The call came in at 1:20p.m. on a Tuesday.
My professional association had run a nice “member spotlight” on me in its magazine. It wasn’t much, just a few pictures of me and my family and a nice questionnaire about my career and personal interests.
So, when a colleague called and mentioned it, I figured it was little more than a formality, a nice outreach. A few minutes into the conversation, however, I realized that there was more to the call.
In the article, I mentioned being passionate and actively involved in my faith. The colleague asked me some questions about my faith, obviously trying to avoid asking, “so, what are you?” For a moment or two, we did a strange verbal dance in which each of us tried to discern where the other was coming from. I finally decided to cut to the chase, offering a truncated edition of my faith journey: “I grew up in the Catholic church,” I explained, “but I left the Church and eventually became a Baptist minister. After six years there, however, God led me back home to Catholicism.”
There was a long silence on the line.
“Well,” my colleague said, “I’m sorry to hear that you found the truth and turned away from it.”
There was a longer silence on my end. How is someone supposed to respond to that?
For the next twenty minutes, the man on the other end of the phone attempted to explain every theological objection he had to Catholicism. He made many of the arguments that, at a certain time in my life, I would have made. I did my best to return fire reasonably, respectfully and charitably.
At one point, we were in a back and forth on the Eucharist, talking about what Jesus said or didn’t really mean to say, according to my colleague. “The blood that Jesus shed on the cross was a one time atonement for all sins,” he finally said, “so why do you Catholics believe that you have to ‘redo’ the sacrifice of Christ in the Eucharist every day?”
I’ll admit that, in the moment, I didn’t really know how to respond to the question. Honestly, I’d never really thought that’s what we’re doing in the celebration of the Eucharist. I dodged the question and, mercifully, wrapped up the conversation shortly thereafter. But the question lingered in my mind, “are we re-crucifying Jesus every time we participate in the Eucharist?” We are, after all, inviting God to miraculously turn bread and wine into the body, blood, soul and divinity of Christ and then we’re breaking the bread/body, holding it up for the world to see and echoing the words of John the Baptist, “Behold the lamb of God who takes away the sins of the world.”
I dug into the Catechism in search of an explanation. This is what I found:
When the Church celebrates the Eucharist, she commemorates Christ’s Passover, and it is made present: the sacrifice Christ offered once for all on the cross remains ever present.
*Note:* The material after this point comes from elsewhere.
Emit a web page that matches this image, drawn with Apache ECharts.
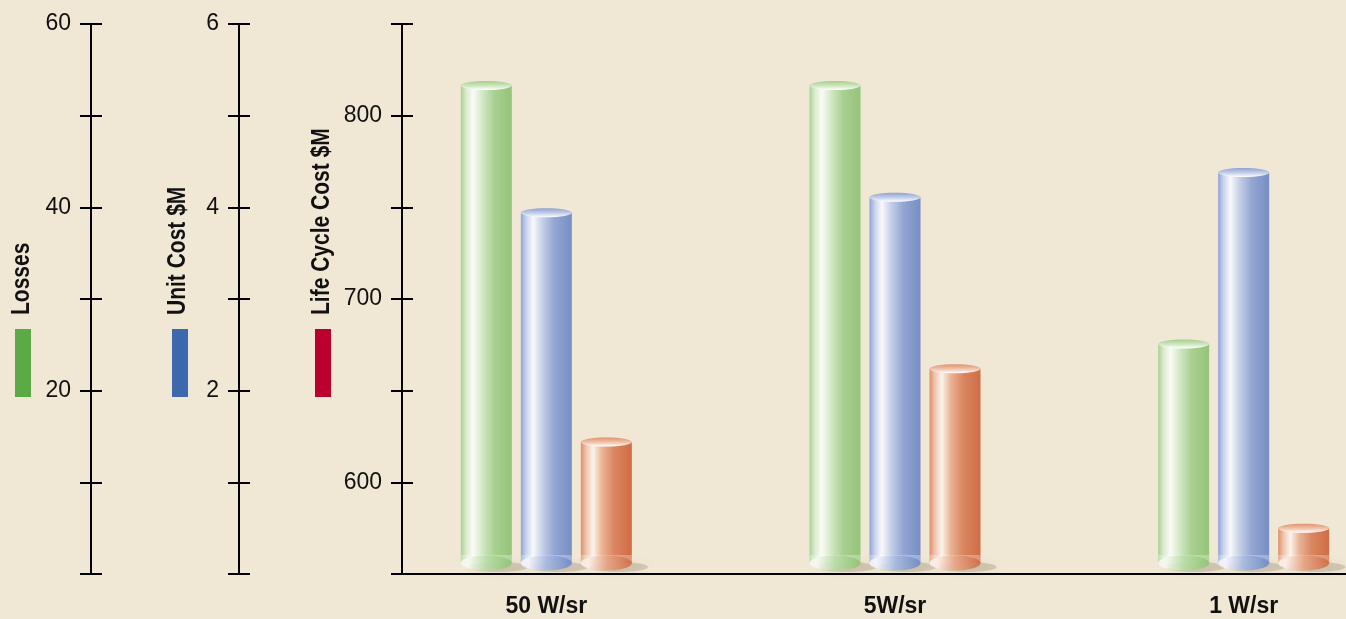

-CCC 1364The sacrifice of Christ and the sacrifice of the Eucharist are one single sacrifice: “The victim is one and the same…
-CCC 1367
Maybe I’m slow and everyone else in the pews is already in on this reality but as I read those words the Mass at once became deeper and more mysterious to me. Just as the bread and wine serve as more than symbols of the body and blood, the Mass is not just a representation or reenactment of the sacrifice of Jesus. We, as participants, do more than stand in a church thousands of miles away from Jerusalem. In the celebration of the Mass, the sacrifice of Christ becomes present to us, we are taken out of time and connected to that day on Calvary’s hill. Further, in the “Holy, Holy, Holy,” we are connected with the choruses of the church in heaven, calling out praise to God for all eternity. The Mass is more than “church.” The Mass is, effectively, a portal through time to eternity.
I thought about calling the guy back and explaining, but figured that it might only lead to more “arguments,” for which I wasn’t prepared.
Plus, my mind was a little bit overwhelmed by what I’d just realized. As Catholics, we don’t need Marty McFly’s Delorean or Doctor Who’s phone booth to traverse the span of time. We only need the Mass to be time travelers.